20 years I’ve been gone and I still can’t lose this accent. 20 years and people still ask me if I will ever go home. It’s another question I struggle to answer and I struggle with it the most when I am standing at the airport clutching my Irish passport in one hand and waving goodbye to my parents with the other. Every year that we are away, their lives go on and we become just that little bit more invisible to each other. Every day they struggle and we are not there to help, another anguish that we bear.
Why do we stay? Why do we stay and suffer these distances, these endless airport goodbyes? Well, I wont presume to answer this question for anyone else, nor am I naïve enough to assume that my experiences can be generalised for all. But I will try and answer this question for myself.
I stay because here I am not just tolerated, but I am welcomed, I am embraced. By the passport officer who says “Welcome home” every time I fly back into Dublin airport and by the woman who chased me down Grafton Street one day to ask me what brand of fake tan I use. I am embraced by the vast majority of Irish people who see me not simply as a colour, but as a fellow human being who is just trying to be that better person. I stay because of my wonderful husband from Donegal, because he is, by far, my greatest joy. I stay for a hundred different reasons which serve every day to wash away the doubt and recriminations that never really leave you once you make that decision to go.
After all these years, I understand the cheerfulness and that it is often bittersweet, especially when it rains. And I stay because I know I will never find anywhere quite as wonderful as Dublin. I am incredibly lucky. I am incredibly grateful. And I love reading New to the Parish” because it makes me realise that I am not alone in my gratitude.

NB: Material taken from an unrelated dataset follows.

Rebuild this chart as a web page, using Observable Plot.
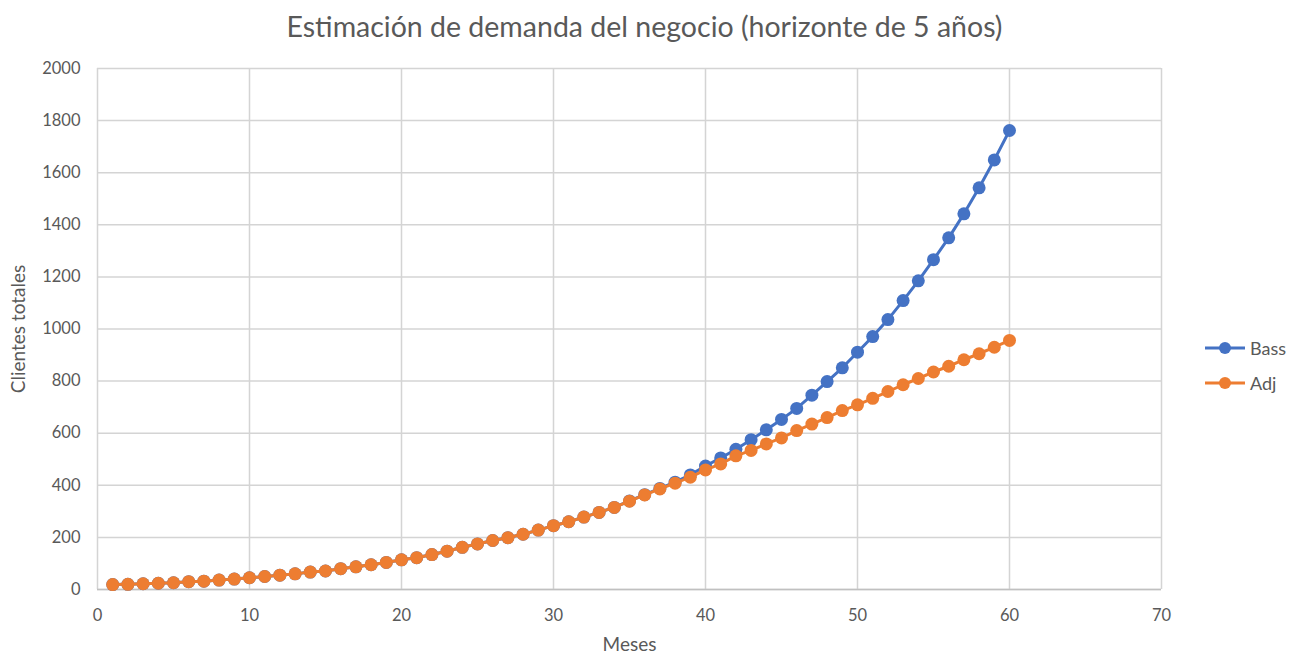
<!DOCTYPE html>
<html>
<head>
<meta charset="utf-8">
<script src="https://cdn.jsdelivr.net/npm/d3@7"></script>
<script src="https://cdn.jsdelivr.net/npm/@observablehq/plot@0.6"></script>
<style>
  html, body { margin: 0; padding: 0; background: #fff; }
  body { width: 1289px; height: 653px; position: relative; overflow: hidden; font-family: Lato, "Open Sans", sans-serif; color: #595959; }
  #title { height: 50px; line-height: 52px; text-align: center; font-size: 28.5px; color: #595959; }
  #legend { position: absolute; left: 1203px; top: 330px; font-size: 18px; color: #595959; }
  #legend .item { display: flex; align-items: center; height: 35px; }
  #legend svg { margin-right: 3px; }
  #chart g[aria-label="x-axis label"] text,
  #chart g[aria-label="y-axis label"] text { font-size: 19px; }
</style>
</head>
<body>
<div id="title">Estimación de demanda del negocio (horizonte de 5 años)</div>
<div id="chart"></div>
<div id="legend"></div>
<script>
// Months of the five-year horizon
const months = d3.range(1, 61);

// Cumulative customers, Bass diffusion model
const bass = [
  19, 20, 22, 24, 26, 30, 32, 36, 40, 45,
  50, 55, 60, 67, 71, 80, 87, 95, 104, 114,
  122, 134, 147, 162, 175, 188, 199, 212, 228, 245,
  260, 278, 296, 315, 340, 364, 388, 412, 440, 474,
  505, 538, 575, 613, 653, 695, 746, 798, 851, 911,
  971, 1036, 1109, 1185, 1266, 1350, 1442, 1542, 1649, 1762
];

// Cumulative customers, adjusted estimate
const adj = [
  19, 20, 22, 24, 26, 30, 32, 36, 40, 45,
  50, 55, 60, 67, 71, 80, 87, 95, 104, 114,
  122, 134, 147, 162, 175, 188, 199, 212, 228, 245,
  260, 278, 296, 315, 339, 363, 386, 408, 431, 459,
  482, 513, 534, 559, 582, 610, 635, 660, 687, 709,
  734, 760, 786, 810, 835, 857, 882, 905, 930, 956
];

const seriesNames = ["Bass", "Adj"];
const seriesColors = ["#4472C4", "#ED7D31"];
const xTicks = [0, 10, 20, 30, 40, 50, 60, 70];
const yTicks = [0, 200, 400, 600, 800, 1000, 1200, 1400, 1600, 1800, 2000];

const rows = [
  ...months.map((m, i) => ({month: m, value: bass[i], series: seriesNames[0]})),
  ...months.map((m, i) => ({month: m, value: adj[i], series: seriesNames[1]}))
];

const gridColor = "#d4d4d4";

const marks = [
  Plot.gridX(xTicks, {stroke: gridColor, strokeOpacity: 1, strokeWidth: 1.5}),
  Plot.gridY(yTicks, {stroke: gridColor, strokeOpacity: 1, strokeWidth: 1.5}),
  Plot.ruleY([0], {stroke: "#c0c0c0", strokeWidth: 1.5}),
  Plot.axisX(xTicks, {tickSize: 0, tickPadding: 20, fontSize: 16.5, tickFormat: d => String(d),
    label: "Meses", labelAnchor: "center", labelArrow: "none", labelOffset: 61}),
  Plot.axisY(yTicks, {tickSize: 0, tickPadding: 17, fontSize: 16.5, tickFormat: d => String(d),
    label: "Clientes totales", labelAnchor: "center", labelArrow: "none", labelOffset: 86})
];

// Draw Bass first so the adjusted series sits on top
for (const name of seriesNames) {
  const data = rows.filter(d => d.series === name);
  marks.push(Plot.line(data, {x: "month", y: "value", stroke: "series", strokeWidth: 3}));
  marks.push(Plot.dot(data, {x: "month", y: "value", fill: "series", r: 6.5}));
}

const chart = Plot.plot({
  width: 1289,
  height: 603,
  marginTop: 18,
  marginBottom: 64,
  marginLeft: 97,
  marginRight: 128,
  style: {fontFamily: "Lato, 'Open Sans', sans-serif", color: "#595959", fontSize: "16px", background: "#fff"},
  x: {domain: [0, 70]},
  y: {domain: [0, 2000]},
  color: {domain: seriesNames, range: seriesColors},
  marks
});
document.getElementById("chart").appendChild(chart);

// Legend: line with marker, then series name
const legend = document.getElementById("legend");
seriesNames.forEach((name, i) => {
  const item = document.createElement("div");
  item.className = "item";
  item.innerHTML = `<svg width="44" height="16"><line x1="2" x2="42" y1="8" y2="8" stroke="${seriesColors[i]}" stroke-width="3"/><circle cx="22" cy="8" r="6" fill="${seriesColors[i]}"/></svg><span>${name}</span>`;
  legend.appendChild(item);
});
</script>
</body>
</html>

So I will finish by saying thank you. Thank you to everyone involved in the publication of New to the Parish. Thank you for giving us migrants a positive voice. To all the people whose stories have featured in the column, thank you for sharing your wonderful adventures. We are meeting you mid-flight, and I wish you great joy and great success in your journeys. And finally to Ireland, to the Irish, thank you for letting us into the house with dignity, for letting us sit at your table with grace and respect. There are not enough words, in either our languages or in yours, to express our gratitude.